The portfolio - curiosity turned into capital

She does not want the 100 best startups. She wants the ones she knows the most about. Her portfolio reflects a mind organized by genuine interest rather than sector analysis: Flickr (sold to Yahoo), del.icio.us, 23andMe, Evernote, Meetup, Square, Space Adventures, XCOR Aerospace, Icon Aircraft, Omada Health. The thread connecting them is not vertical - it is epistemic. These are companies she understood.

She is also pointedly self-deprecating about the wins. "I'm not proud of my investments - I'm lucky to have invested in them." This is not false modesty. It is an accurate description of how early-stage investing actually works, and most investors take a lifetime to figure that out.

"I don't need the 100 best startups; I need the ones I know the most about."
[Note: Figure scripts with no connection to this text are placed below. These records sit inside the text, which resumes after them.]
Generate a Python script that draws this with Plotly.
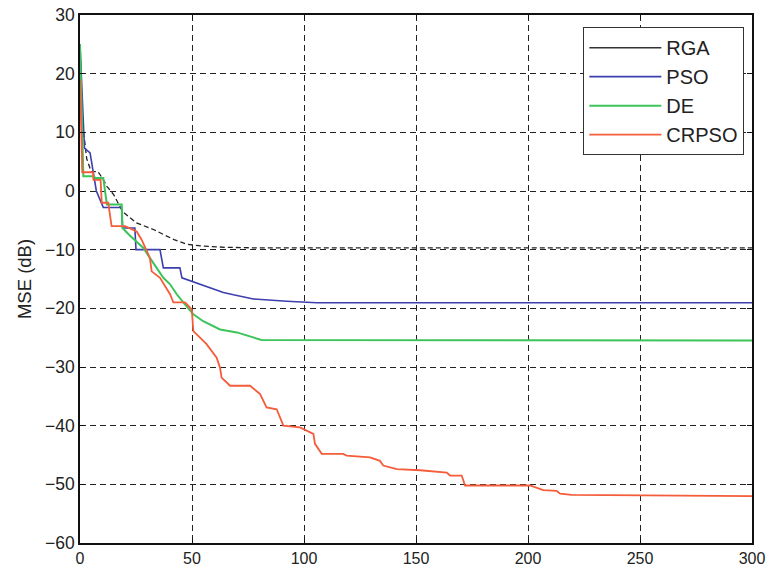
import plotly.graph_objects as go

# Convergence curves: MSE (dB) versus iteration
rga_x = [0, 1, 3, 5, 8, 10, 12, 15, 19, 25, 33, 42, 48, 55, 65, 80, 100, 300]
rga_y = [25, 12, 5.5, 3.3, 3.3, 2.2, 0.8, -0.6, -3.5, -5.4, -6.6, -8.3, -9.1, -9.4, -9.6, -9.7, -9.7, -9.7]

pso_x = [0, 2, 4.5, 6, 7.3, 10.4, 18.6, 19, 24.5, 25, 35.7, 37.2, 44.6, 45.5, 53.6, 64, 68.5, 77.4, 92.3, 105.7, 300]
pso_y = [25, 7.3, 6.5, 3, 0, -2.8, -2.8, -6.3, -6.3, -10, -10, -13.1, -13.1, -14.8, -15.9, -17.3, -17.7, -18.4, -18.8, -19.05, -19.05]

de_x = [0, 1.5, 6, 7, 10.4, 12, 18.6, 19, 22, 25, 28.3, 31.2, 34.2, 37.2, 40.2, 43.2, 46.1, 50.6, 55, 62.5, 70, 81, 300]
de_y = [25, 2.5, 2.5, 2.2, 2.2, -2.3, -2.3, -6.3, -7.5, -8.5, -9.7, -11.4, -13.1, -14.8, -15.9, -17.6, -19, -21, -22.2, -23.6, -24.1, -25.4, -25.5]

crpso_x = [0, 1, 5.8, 6, 9.2, 9.7, 12.6, 14.1, 20.1, 25.3, 27.5, 31.2, 32, 35.7, 40.2, 41.7, 46.9, 49.9,
           50.6, 53.6, 56.5, 61, 62.5, 63.2, 67, 75.9, 80.4, 83.3, 87.8, 90.8, 98.2, 104.2, 104.9, 107.9,
           117.5, 119, 129.5, 133.9, 135.4, 141.4, 151.8, 163.7, 165.2, 170.4, 171.9, 200.9, 206.8, 212.8,
           214.3, 219.5, 300]
crpso_y = [19, 3.2, 3.2, 1.9, 1.9, -2, -2, -6, -6, -6.9, -8.3, -11.4, -13.7, -14.8, -17.6, -19, -19, -20.2,
           -23.9, -25, -26.1, -28.4, -30.1, -31.8, -33.2, -33.2, -34.6, -36.9, -37.2, -40, -40.3, -41.4, -43.1, -44.8,
           -44.8, -45.1, -45.4, -46, -46.8, -47.4, -47.6, -48, -48.5, -48.5, -50.2, -50.2, -51, -51.1,
           -51.6, -51.8, -52]

x_ticks = [0, 50, 100, 150, 200, 250, 300]
y_ticks = [30, 20, 10, 0, -10, -20, -30, -40, -50, -60]

FONT = "Liberation Sans, Arial, sans-serif"

fig = go.Figure()

# RGA curve is drawn dashed; its legend key is a solid line
fig.add_trace(go.Scatter(x=rga_x, y=rga_y, mode="lines", name="RGA", showlegend=False,
                         legendgroup="rga", line=dict(color="#222222", width=1.3, dash="5px,3px")))
fig.add_trace(go.Scatter(x=[None], y=[None], mode="lines", name="RGA", legendgroup="rga",
                         line=dict(color="#333333", width=1.5)))

for name, xs, ys, color, w in [
    ("PSO", pso_x, pso_y, "#3c3fae", 1.6),
    ("DE", de_x, de_y, "#3cc45a", 2.0),
    ("CRPSO", crpso_x, crpso_y, "#f45c3a", 1.8),
]:
    fig.add_trace(go.Scatter(x=xs, y=ys, mode="lines", name=name,
                             line=dict(color=color, width=w)))

axis_common = dict(
    showline=True, linecolor="#111111", linewidth=1.5, mirror="ticks",
    ticks="inside", ticklen=5, tickcolor="#111111",
    showgrid=True, gridcolor="#222222", gridwidth=1, griddash="6px,4px",
    zeroline=False, automargin=False,
)

fig.update_xaxes(range=[0, 300], tickvals=x_ticks,
                 tickfont=dict(family=FONT, size=16, color="#222222"), **axis_common)
fig.update_yaxes(range=[-60, 30], tickvals=y_ticks,
                 tickfont=dict(family=FONT, size=17.5, color="#222222"),
                 title=dict(text="MSE (dB)", standoff=9,
                            font=dict(family=FONT, size=18.5, color="#222222")),
                 **axis_common)

fig.update_layout(
    width=772, height=568,
    margin=dict(l=80, r=20, t=15, b=25),
    plot_bgcolor="white", paper_bgcolor="white",
    showlegend=True,
    legend=dict(
        x=0.749, y=0.977, xanchor="left", yanchor="top",
        bgcolor="white", bordercolor="#333333", borderwidth=1,
        font=dict(family=FONT, size=20, color="#222222"),
        itemwidth=72, tracegroupgap=0,
    ),
)

fig.write_html("out.html")
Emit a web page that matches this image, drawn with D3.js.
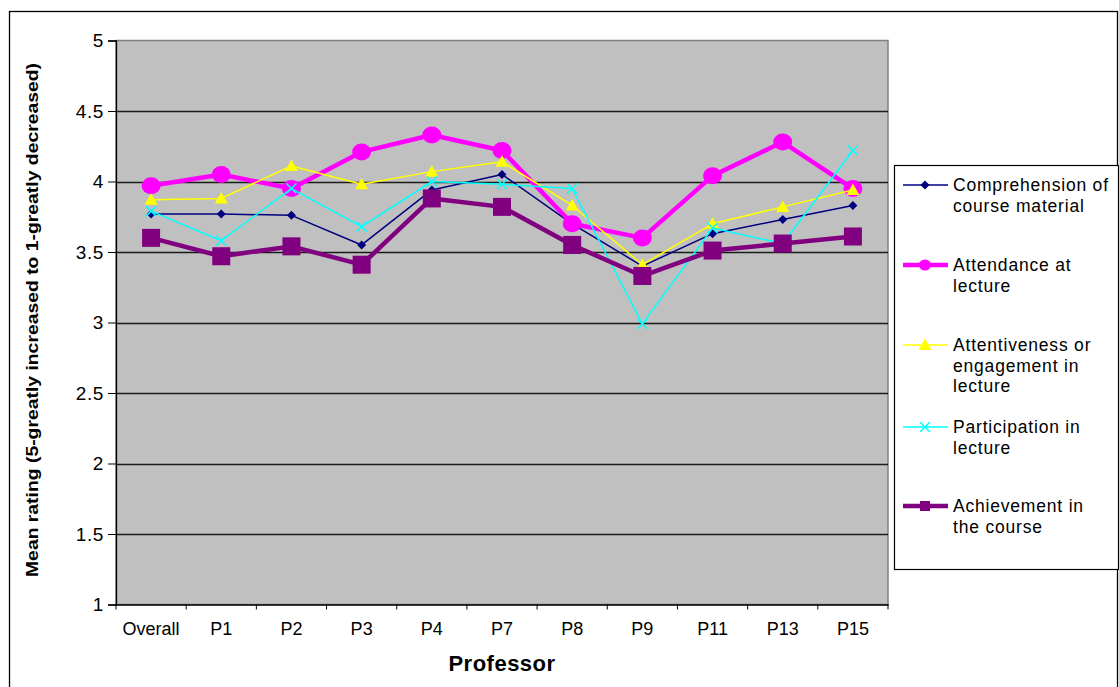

Health as the next frontier

After selling EDventure to CNET in 2004, she turned her attention to health - first through investments in companies like Omada Health and 23andMe, then through Wellville, the nonprofit she founded in 2013. Wellville picked five US communities and spent a decade trying to improve their population-level health through systemic change. It concluded operations on December 31, 2024.

The model was ambitious, the results were mixed, and Dyson would say this is what "always make new mistakes" is supposed to look like. You fund the experiment. You learn. You move.

What the AI era looks like to someone who has seen every era

Her forthcoming book, Term Limits: Time and Scale in the Age of AI, makes an argument that only someone with her biography could make credibly. AI can scale infinitely. Humans cannot. Therefore, the human relationship with time - our finitude, our mortality, our irreproducibility - becomes more valuable, not less, as AI becomes more capable.

She is not a techno-pessimist. She is not a techno-optimist. She is, characteristically, a techno-fact-checker.